_TASK STATEMENT_:
In the listing below, find every line containing "chart" and copy it out.

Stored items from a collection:
** BEGIN **
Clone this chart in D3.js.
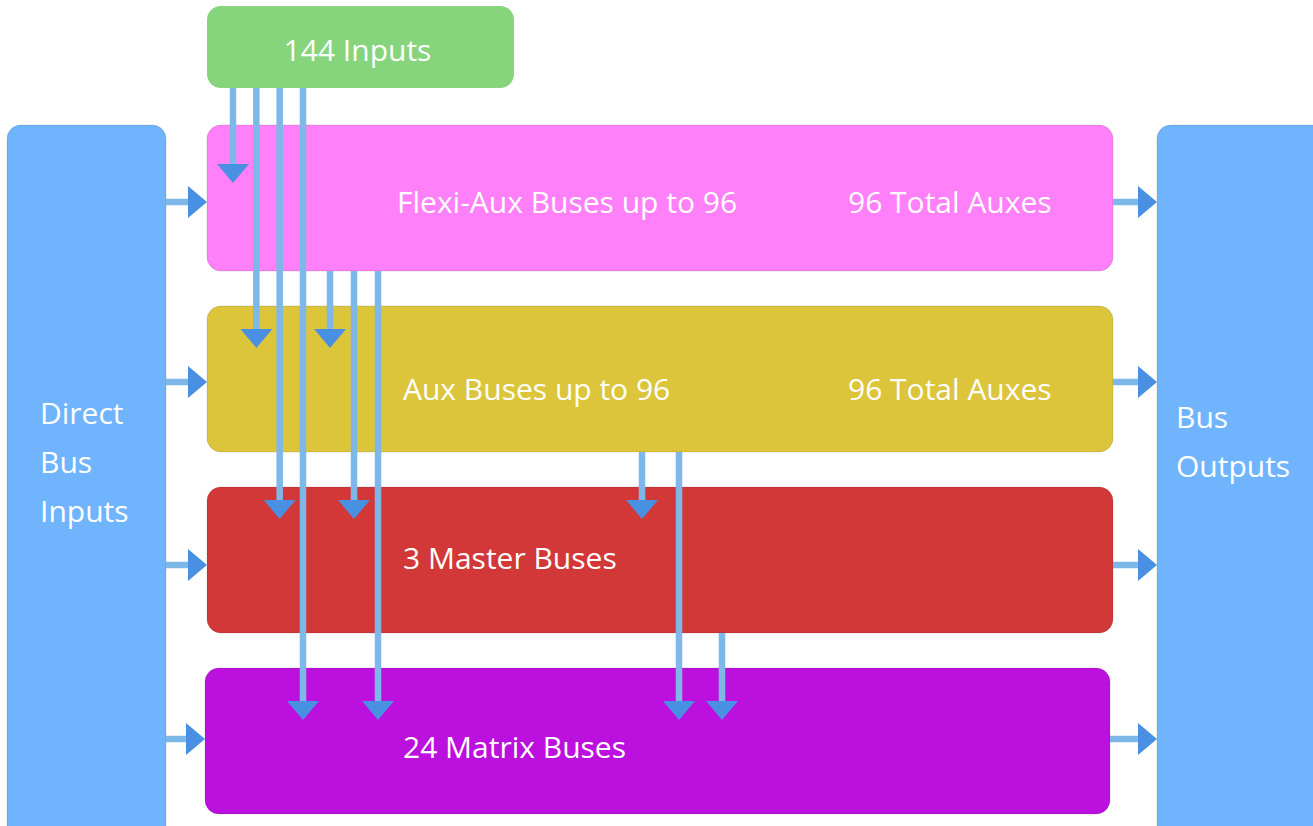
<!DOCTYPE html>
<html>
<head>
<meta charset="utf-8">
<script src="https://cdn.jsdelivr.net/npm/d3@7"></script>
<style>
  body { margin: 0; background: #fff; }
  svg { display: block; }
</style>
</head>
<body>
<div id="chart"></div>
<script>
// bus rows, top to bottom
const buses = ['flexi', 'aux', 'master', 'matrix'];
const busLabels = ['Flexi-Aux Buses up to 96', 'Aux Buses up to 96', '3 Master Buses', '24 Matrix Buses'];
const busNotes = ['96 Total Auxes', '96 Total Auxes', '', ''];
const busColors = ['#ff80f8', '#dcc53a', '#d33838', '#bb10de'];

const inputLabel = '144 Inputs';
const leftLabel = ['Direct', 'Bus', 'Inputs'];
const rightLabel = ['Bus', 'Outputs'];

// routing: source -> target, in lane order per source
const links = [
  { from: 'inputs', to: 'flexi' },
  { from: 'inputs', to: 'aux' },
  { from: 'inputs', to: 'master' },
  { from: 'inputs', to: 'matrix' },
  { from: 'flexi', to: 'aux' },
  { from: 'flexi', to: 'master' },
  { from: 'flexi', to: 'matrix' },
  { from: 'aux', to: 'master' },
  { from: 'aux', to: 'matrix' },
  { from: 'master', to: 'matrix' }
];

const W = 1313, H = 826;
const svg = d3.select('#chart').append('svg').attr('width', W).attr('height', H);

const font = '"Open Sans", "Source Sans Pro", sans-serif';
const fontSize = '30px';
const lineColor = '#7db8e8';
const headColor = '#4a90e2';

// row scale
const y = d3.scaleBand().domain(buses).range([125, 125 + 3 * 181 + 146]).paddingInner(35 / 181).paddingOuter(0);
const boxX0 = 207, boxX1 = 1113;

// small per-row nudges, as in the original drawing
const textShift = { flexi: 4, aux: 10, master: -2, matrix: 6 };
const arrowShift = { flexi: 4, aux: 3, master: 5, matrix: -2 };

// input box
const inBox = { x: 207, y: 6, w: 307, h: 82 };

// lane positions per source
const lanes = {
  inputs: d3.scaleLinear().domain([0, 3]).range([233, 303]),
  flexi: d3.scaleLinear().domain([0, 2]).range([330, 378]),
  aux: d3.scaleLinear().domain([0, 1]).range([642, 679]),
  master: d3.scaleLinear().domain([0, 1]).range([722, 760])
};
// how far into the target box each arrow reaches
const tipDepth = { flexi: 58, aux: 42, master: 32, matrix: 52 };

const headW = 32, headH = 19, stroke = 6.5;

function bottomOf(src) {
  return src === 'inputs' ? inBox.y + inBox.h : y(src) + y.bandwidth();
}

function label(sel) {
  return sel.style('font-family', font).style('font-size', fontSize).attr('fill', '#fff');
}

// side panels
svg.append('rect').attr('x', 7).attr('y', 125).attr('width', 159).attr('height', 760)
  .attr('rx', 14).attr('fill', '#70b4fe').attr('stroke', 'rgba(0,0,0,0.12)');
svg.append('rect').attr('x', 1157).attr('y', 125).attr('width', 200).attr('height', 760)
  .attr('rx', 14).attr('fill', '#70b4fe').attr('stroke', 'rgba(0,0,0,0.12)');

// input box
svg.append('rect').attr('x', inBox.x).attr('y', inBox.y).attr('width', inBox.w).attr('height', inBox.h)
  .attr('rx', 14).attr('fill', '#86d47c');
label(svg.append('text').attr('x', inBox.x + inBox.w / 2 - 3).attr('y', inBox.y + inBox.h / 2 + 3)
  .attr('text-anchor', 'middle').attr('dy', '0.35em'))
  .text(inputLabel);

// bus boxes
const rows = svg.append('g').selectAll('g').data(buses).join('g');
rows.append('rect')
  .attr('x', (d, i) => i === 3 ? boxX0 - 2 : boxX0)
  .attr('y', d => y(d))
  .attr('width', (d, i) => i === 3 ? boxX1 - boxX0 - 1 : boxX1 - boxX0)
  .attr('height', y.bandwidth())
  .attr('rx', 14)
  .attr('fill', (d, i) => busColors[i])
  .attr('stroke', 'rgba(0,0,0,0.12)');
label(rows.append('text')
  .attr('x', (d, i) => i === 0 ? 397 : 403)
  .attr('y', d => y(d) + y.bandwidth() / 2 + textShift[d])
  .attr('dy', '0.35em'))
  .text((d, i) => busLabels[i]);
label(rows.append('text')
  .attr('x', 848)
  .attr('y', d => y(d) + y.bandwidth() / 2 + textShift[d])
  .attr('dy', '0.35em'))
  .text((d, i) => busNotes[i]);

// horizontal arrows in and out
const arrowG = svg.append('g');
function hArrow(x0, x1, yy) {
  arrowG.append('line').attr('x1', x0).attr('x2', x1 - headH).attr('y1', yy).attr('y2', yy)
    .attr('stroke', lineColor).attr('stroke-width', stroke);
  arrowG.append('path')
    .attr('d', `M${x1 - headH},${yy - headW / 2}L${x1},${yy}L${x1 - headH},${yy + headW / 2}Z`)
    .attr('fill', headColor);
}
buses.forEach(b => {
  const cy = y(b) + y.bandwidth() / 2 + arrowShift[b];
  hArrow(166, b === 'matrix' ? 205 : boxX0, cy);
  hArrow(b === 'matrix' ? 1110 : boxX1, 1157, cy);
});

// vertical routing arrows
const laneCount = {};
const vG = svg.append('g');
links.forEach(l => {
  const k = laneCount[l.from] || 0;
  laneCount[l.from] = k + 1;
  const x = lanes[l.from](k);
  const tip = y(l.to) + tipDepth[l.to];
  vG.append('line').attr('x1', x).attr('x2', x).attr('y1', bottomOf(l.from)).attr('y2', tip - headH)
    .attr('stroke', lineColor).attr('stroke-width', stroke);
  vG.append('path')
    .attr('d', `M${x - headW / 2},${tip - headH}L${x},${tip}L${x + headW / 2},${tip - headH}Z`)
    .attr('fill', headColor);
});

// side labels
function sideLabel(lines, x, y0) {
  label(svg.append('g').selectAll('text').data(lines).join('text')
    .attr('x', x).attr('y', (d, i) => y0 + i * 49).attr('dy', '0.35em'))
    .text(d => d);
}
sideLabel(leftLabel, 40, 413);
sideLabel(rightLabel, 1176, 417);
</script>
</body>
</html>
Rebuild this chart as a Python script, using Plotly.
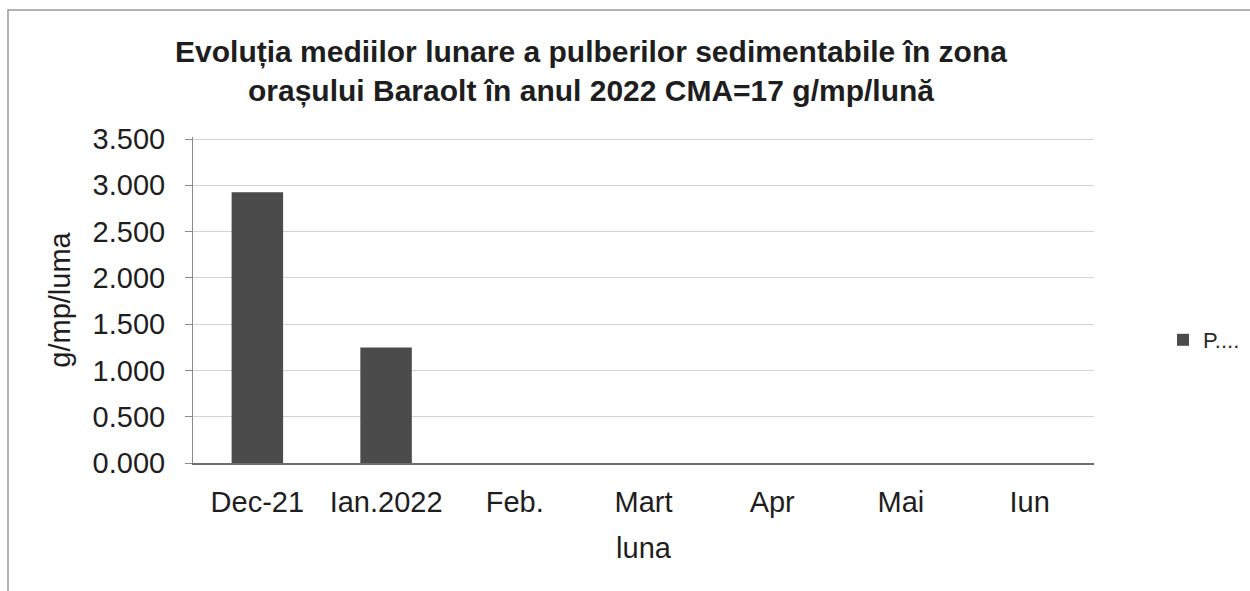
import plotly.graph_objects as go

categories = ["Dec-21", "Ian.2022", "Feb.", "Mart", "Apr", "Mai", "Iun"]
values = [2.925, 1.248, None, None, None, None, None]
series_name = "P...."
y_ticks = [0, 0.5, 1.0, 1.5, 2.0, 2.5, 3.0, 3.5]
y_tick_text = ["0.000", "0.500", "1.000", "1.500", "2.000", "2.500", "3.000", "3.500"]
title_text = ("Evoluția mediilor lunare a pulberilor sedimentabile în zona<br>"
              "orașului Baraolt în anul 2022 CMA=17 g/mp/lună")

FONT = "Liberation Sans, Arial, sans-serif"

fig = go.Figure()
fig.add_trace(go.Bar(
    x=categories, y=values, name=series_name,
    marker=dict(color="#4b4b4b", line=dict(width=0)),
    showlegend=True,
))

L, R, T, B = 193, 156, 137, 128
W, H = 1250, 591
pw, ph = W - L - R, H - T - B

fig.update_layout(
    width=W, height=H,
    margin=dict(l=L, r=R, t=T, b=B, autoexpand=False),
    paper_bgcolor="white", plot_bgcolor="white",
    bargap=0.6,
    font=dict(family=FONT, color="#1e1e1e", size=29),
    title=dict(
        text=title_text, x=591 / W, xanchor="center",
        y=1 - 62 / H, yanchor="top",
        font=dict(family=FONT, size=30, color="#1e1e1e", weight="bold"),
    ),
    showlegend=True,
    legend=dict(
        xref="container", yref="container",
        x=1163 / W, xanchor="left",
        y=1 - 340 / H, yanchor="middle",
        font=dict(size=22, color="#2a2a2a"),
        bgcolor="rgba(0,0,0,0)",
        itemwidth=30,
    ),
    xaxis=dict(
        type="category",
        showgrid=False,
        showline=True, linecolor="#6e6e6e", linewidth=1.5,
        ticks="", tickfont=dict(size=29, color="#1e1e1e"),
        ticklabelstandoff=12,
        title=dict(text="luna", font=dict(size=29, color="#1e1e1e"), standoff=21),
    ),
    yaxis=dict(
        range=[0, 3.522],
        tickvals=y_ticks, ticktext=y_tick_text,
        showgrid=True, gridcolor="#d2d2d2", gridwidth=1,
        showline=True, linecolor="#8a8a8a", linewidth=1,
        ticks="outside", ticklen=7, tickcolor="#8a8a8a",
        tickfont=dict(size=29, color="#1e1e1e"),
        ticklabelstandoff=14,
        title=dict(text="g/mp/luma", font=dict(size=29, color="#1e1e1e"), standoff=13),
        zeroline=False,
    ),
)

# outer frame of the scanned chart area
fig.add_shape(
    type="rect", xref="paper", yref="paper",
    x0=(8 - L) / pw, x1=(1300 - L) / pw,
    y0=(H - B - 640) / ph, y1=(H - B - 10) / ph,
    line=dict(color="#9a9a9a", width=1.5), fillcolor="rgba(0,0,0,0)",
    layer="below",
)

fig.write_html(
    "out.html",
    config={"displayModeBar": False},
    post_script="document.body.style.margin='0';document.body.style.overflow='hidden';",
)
** END **
_SOLUTION_:
Clone this chart in D3.js.
<div id="chart"></div>
const svg = d3.select('#chart').append('svg').attr('width', W).attr('height', H);
Rebuild this chart as a Python script, using Plotly.
# outer frame of the scanned chart area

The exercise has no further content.